In math how do I obtain the closest number of a number that is divisible by 16?
For example I get the random number 100 and I want to turn that number (using a math function) into the closest number to 100 that is divisible by 16 (In this case its 96)
I'm trying to do this in JavaScript but if I knew the math formula for it I would easily do it in any language.
Thank you,
Regards
Generate a random integer. Multiply it by 16.
Divide by 16, round, and multiply by 16:
n = Math.round(n / 16) * 16;
function GetRandomNumberBetween(lo, hi) {
return Math.floor(lo + Math.random() * (hi - lo));
}
Number.prototype.FindClosestNumberThatIsDivisibleBy = function(n) {
return Math.round(this / n) * n; //simplify as per Guffa
/* originally:
var c = Math.ceil(n);
var f = Math.floor(n);
var m = num % n;
var r = f * n;
if (m > (n / 2))
r = c * n;
return r;
*/
};
var r = GetRandomNumberBetween(10, 100);
var c = r.FindClosestNumberThatIsDivisibleBy(16);
function closest(n) {
var r = 0, ans = 0;
r = n % 16
if r < 8 {
ans = n - r
} else {
ans = n + (16 - r)
}
return ans;
}
Here's how I understand your question. You're given a number A, and you have to find a number B that is the closest possible multiple of 16 to A.

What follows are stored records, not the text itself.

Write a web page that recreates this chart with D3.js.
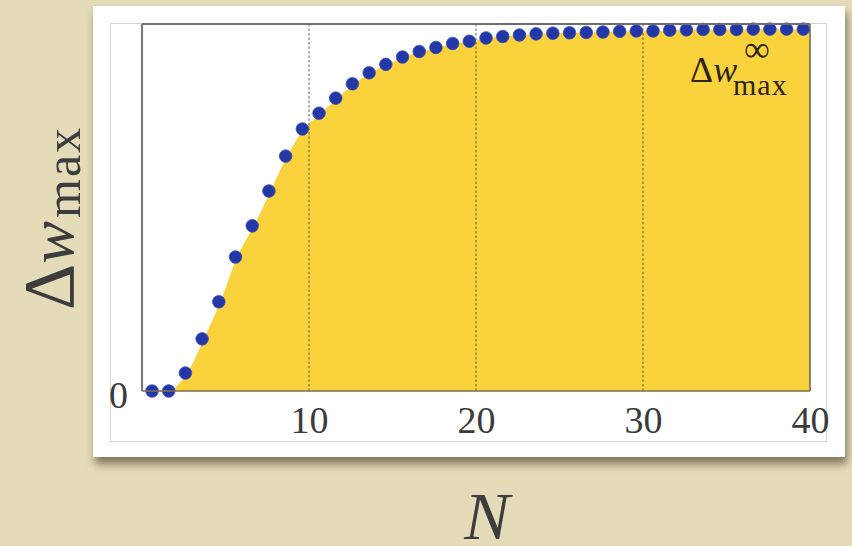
<!DOCTYPE html>
<html>
<head>
<meta charset="utf-8">
<script src="https://cdn.jsdelivr.net/npm/d3@7"></script>
<style>
  html, body { margin: 0; padding: 0; background: #e4dcb9; }
  svg { display: block; }
</style>
</head>
<body>
<svg id="chart" width="852" height="546"></svg>
<script>
// Number of sites N and the maximal gap Δw_max (in units of the large-N limit)
const sizes = [1, 2, 3, 4, 5, 6, 7, 8, 9, 10,
               11, 12, 13, 14, 15, 16, 17, 18, 19, 20,
               21, 22, 23, 24, 25, 26, 27, 28, 29, 30,
               31, 32, 33, 34, 35, 36, 37, 38, 39, 40];
const deltaW = [0.000, 0.000, 0.049, 0.142, 0.243, 0.365, 0.450, 0.545, 0.640, 0.714,
                0.757, 0.798, 0.837, 0.867, 0.890, 0.910, 0.925, 0.936, 0.947, 0.953,
                0.962, 0.966, 0.970, 0.973, 0.975, 0.976, 0.977, 0.978, 0.980, 0.981,
                0.981, 0.983, 0.984, 0.985, 0.985, 0.985, 0.986, 0.986, 0.986, 0.986];
const xTicks = [10, 20, 30, 40];
const yTicks = [0];

const points = sizes.map((n, i) => ({ n, v: deltaW[i] }));
const serif = "'Liberation Serif', 'Times New Roman', serif";

const svg = d3.select("#chart");
const defs = svg.append("defs");

// soft shadow under the card
const shadow = defs.append("filter").attr("id", "cardShadow")
  .attr("x", "-5%").attr("y", "-5%").attr("width", "112%").attr("height", "120%");
shadow.append("feDropShadow")
  .attr("dx", 2).attr("dy", 7).attr("stdDeviation", 4)
  .attr("flood-color", "#3b3320").attr("flood-opacity", 0.6);

// background
svg.append("rect").attr("width", 852).attr("height", 546).attr("fill", "#e4dcb9");

// white card
svg.append("rect")
  .attr("x", 93).attr("y", 6).attr("width", 752).attr("height", 451)
  .attr("fill", "#ffffff").attr("filter", "url(#cardShadow)");
svg.append("rect")
  .attr("x", 110.5).attr("y", 23.5).attr("width", 716).attr("height", 418)
  .attr("fill", "none").attr("stroke", "#d4d4d4").attr("stroke-width", 1);

// plot area
const plotL = 142, plotR = 810, plotT = 24, plotB = 391;
const x = d3.scaleLinear().domain([0, 40]).range([plotL, plotR]);
const y = d3.scaleLinear().domain([0, 1]).range([plotB, plotT]);
// markers and shaded curve sit slightly left of their grid position
const markerShift = 0.4;
const fillShift = 0.3;

const plot = svg.append("g");

// filled region under the curve through the points, closed at the right frame
const area = d3.area()
  .x(d => d.n === 40 ? plotR : x(d.n - fillShift))
  .y0(y(0))
  .y1(d => y(d.v))
  .curve(d3.curveCatmullRom.alpha(0.5));
plot.append("path")
  .datum(points)
  .attr("d", area)
  .attr("fill", "#fad23c");

// dashed vertical grid lines
plot.selectAll("line.grid")
  .data(xTicks.filter(t => t < 40))
  .join("line")
  .attr("class", "grid")
  .attr("x1", d => x(d)).attr("x2", d => x(d))
  .attr("y1", plotT).attr("y2", plotB)
  .attr("stroke", "#5a5232").attr("stroke-opacity", 0.75)
  .attr("stroke-width", 1.2)
  .attr("stroke-dasharray", "2.5,2");

// data points
plot.selectAll("circle.pt")
  .data(points)
  .join("circle")
  .attr("class", "pt")
  .attr("cx", d => x(d.n - markerShift))
  .attr("cy", d => y(d.v))
  .attr("r", 6.3)
  .attr("fill", "#2338a6")
  .attr("stroke", "#3a4fb8").attr("stroke-width", 0.8);

// frame
plot.append("line").attr("x1", plotL).attr("x2", plotR).attr("y1", plotT).attr("y2", plotT)
  .attr("stroke", "#6e6e6e").attr("stroke-width", 2);
plot.append("line").attr("x1", plotR).attr("x2", plotR).attr("y1", plotT).attr("y2", plotB)
  .attr("stroke", "#6e6a5a").attr("stroke-width", 1.6);
plot.append("line").attr("x1", plotL).attr("x2", plotR).attr("y1", plotB).attr("y2", plotB)
  .attr("stroke", "#7a7050").attr("stroke-width", 1.6);
plot.append("line").attr("x1", plotL).attr("x2", plotL).attr("y1", plotT).attr("y2", plotB)
  .attr("stroke", "#7a7a7a").attr("stroke-width", 2.2);

// axes (labels only)
const xAxis = svg.append("g")
  .attr("transform", `translate(0,${plotB})`)
  .call(d3.axisBottom(x).tickValues(xTicks).tickSize(0).tickPadding(0).tickFormat(d3.format("d")));
xAxis.select(".domain").remove();
xAxis.selectAll("text")
  .attr("y", 42).attr("dy", null)
  .attr("font-family", serif)
  .attr("font-size", 38)
  .attr("fill", "#3a3a3a");

const yAxis = svg.append("g")
  .attr("transform", `translate(${plotL},0)`)
  .call(d3.axisLeft(y).tickValues(yTicks).tickSize(0).tickPadding(0).tickFormat(d3.format("d")));
yAxis.select(".domain").remove();
yAxis.selectAll("text")
  .attr("x", -14).attr("dy", null).attr("y", 16)
  .attr("font-family", serif)
  .attr("font-size", 38)
  .attr("fill", "#3a3a3a");

// asymptote label inside the plot
const lab = svg.append("g").attr("font-family", serif).attr("fill", "#2e2510");
const main = lab.append("text").attr("x", 690).attr("y", 82).attr("font-size", 36);
main.append("tspan").text("Δ");
main.append("tspan").attr("font-style", "italic").text("w");
lab.append("text").attr("x", 744).attr("y", 61).attr("font-size", 36).text("∞");
lab.append("text").attr("x", 733).attr("y", 95).attr("font-size", 30).attr("letter-spacing", 1).text("max");

// axis titles
const yt = svg.append("text")
  .attr("transform", "translate(73,310) rotate(-90)")
  .attr("font-family", serif)
  .attr("fill", "#3d3d3d");
yt.append("tspan").attr("font-size", 72).text("Δ");
yt.append("tspan").attr("font-size", 64).attr("font-style", "italic").text("w");
yt.append("tspan").attr("font-size", 50).attr("dy", 7).attr("dx", 3).attr("letter-spacing", 2).text("max");

svg.append("text")
  .attr("x", 487).attr("y", 539)
  .attr("text-anchor", "middle")
  .attr("font-family", serif)
  .attr("font-style", "italic")
  .attr("font-size", 68)
  .attr("fill", "#3d3d3d")
  .text("N");
</script>
</body>
</html>
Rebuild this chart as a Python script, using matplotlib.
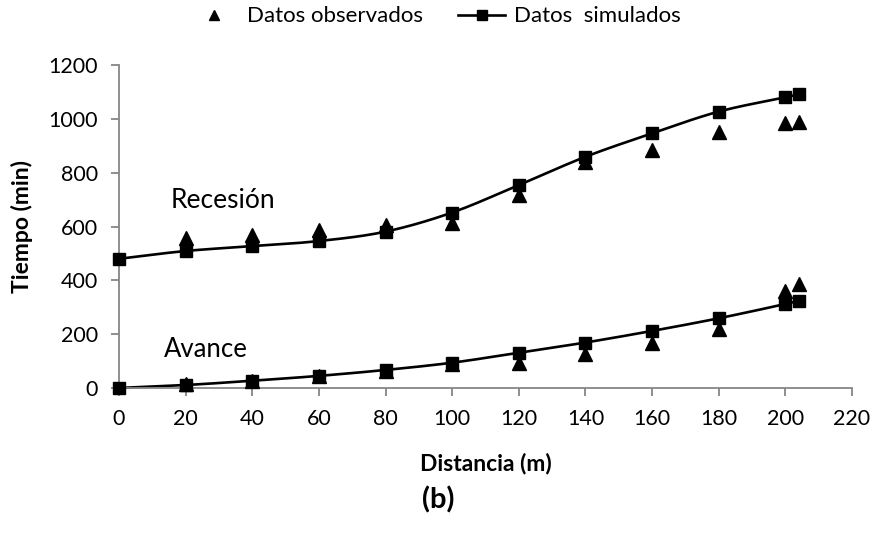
import numpy as np
import matplotlib.pyplot as plt
from matplotlib.lines import Line2D

plt.rcParams['font.family'] = ['Lato', 'DejaVu Sans']

# Distances (m)
dist = [0, 20, 40, 60, 80, 100, 120, 140, 160, 180, 200, 204]

# Simulated times (min)
rec_sim = [480, 509, 527, 546, 581, 652, 754, 859, 946, 1027, 1080, 1091]
av_sim = [0, 11, 27, 45, 67, 94, 131, 169, 212, 259, 312, 324]

# Observed times (min)
dist_obs = [20, 40, 60, 80, 100, 120, 140, 160, 180, 200, 204]
rec_obs = [556, 569, 588, 605, 614, 718, 841, 884, 952, 985, 990]
av_obs = [15, 27, 45, 64, 88, 92, 126, 168, 218, 361, 385]


def smooth(x, y, n=20):
    # Excel-like smoothed line (Catmull-Rom through the points)
    x = np.asarray(x, float)
    y = np.asarray(y, float)
    px = np.concatenate([[2 * x[0] - x[1]], x, [2 * x[-1] - x[-2]]])
    py = np.concatenate([[2 * y[0] - y[1]], y, [2 * y[-1] - y[-2]]])
    xs, ys = [], []
    t = np.linspace(0, 1, n)
    for i in range(1, len(px) - 2):
        for arr, out in ((px, xs), (py, ys)):
            p0, p1, p2, p3 = arr[i - 1], arr[i], arr[i + 1], arr[i + 2]
            out.extend(0.5 * ((2 * p1) + (-p0 + p2) * t
                              + (2 * p0 - 5 * p1 + 4 * p2 - p3) * t ** 2
                              + (-p0 + 3 * p1 - 3 * p2 + p3) * t ** 3))
    return xs, ys


fig = plt.figure(figsize=(8.77, 5.40), dpi=100)
ax = fig.add_axes([0.1357, 0.2815, 0.8358, 0.5981])

for ysim in (rec_sim, av_sim):
    sx, sy = smooth(dist, ysim)
    ax.plot(sx, sy, color='black', lw=1.9, zorder=2, clip_on=False)
    ax.plot(dist, ysim, 's', color='black', ms=8, zorder=3, clip_on=False)

for yobs in (rec_obs, av_obs):
    ax.plot(dist_obs, yobs, '^', color='black', ms=9.5, zorder=3, clip_on=False)

ax.set_xlim(0, 220)
ax.set_ylim(0, 1200)
ax.set_xticks(range(0, 221, 20))
ax.set_yticks(range(0, 1201, 200))
for s in ('top', 'right'):
    ax.spines[s].set_visible(False)
for s in ('left', 'bottom'):
    ax.spines[s].set_color('#868686')
    ax.spines[s].set_linewidth(1.3)
ax.tick_params(color='#868686', length=6, width=1.3, labelsize=15.5,
               direction='out', pad=9)

ax.set_xlabel('Distancia (m)', fontsize=16.5, fontweight='bold', labelpad=17)
ax.set_ylabel('Tiempo (min)', fontsize=16.5, fontweight='bold', labelpad=11)

ax.text(15.5, 669, 'Recesión', fontsize=19)
ax.text(13.5, 115, 'Avance', fontsize=18.5)

handles = [
    Line2D([], [], ls='none', marker='^', color='black', ms=6.5),
    Line2D([], [], ls='-', lw=1.9, marker='s', color='black', ms=7),
]
fig.legend(handles, ['Datos observados', 'Datos  simulados'], loc='upper center',
           bbox_to_anchor=(0.497, 1.025), ncol=2, frameon=False, fontsize=16,
           handlelength=2.1, columnspacing=1.6, handletextpad=0.4)

fig.text(0.5, 0.058, '(b)', ha='center', fontsize=21, fontweight='bold')

fig.savefig('out.png', dpi=100)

Take the number given, "A" and divide it by 16
Round the answer from previous step to the nearest whole number
multiply the answer from previous step by 16
there's the pseudocode, hope it's what you're looking for ;-)
A general JS solution
var divisor = 16;
var lower = 0;
var upper = 100;
var randDivisible = (Math.floor(Math.random()*(upper-lower))+lower)*divisor;
alert(randDivisible);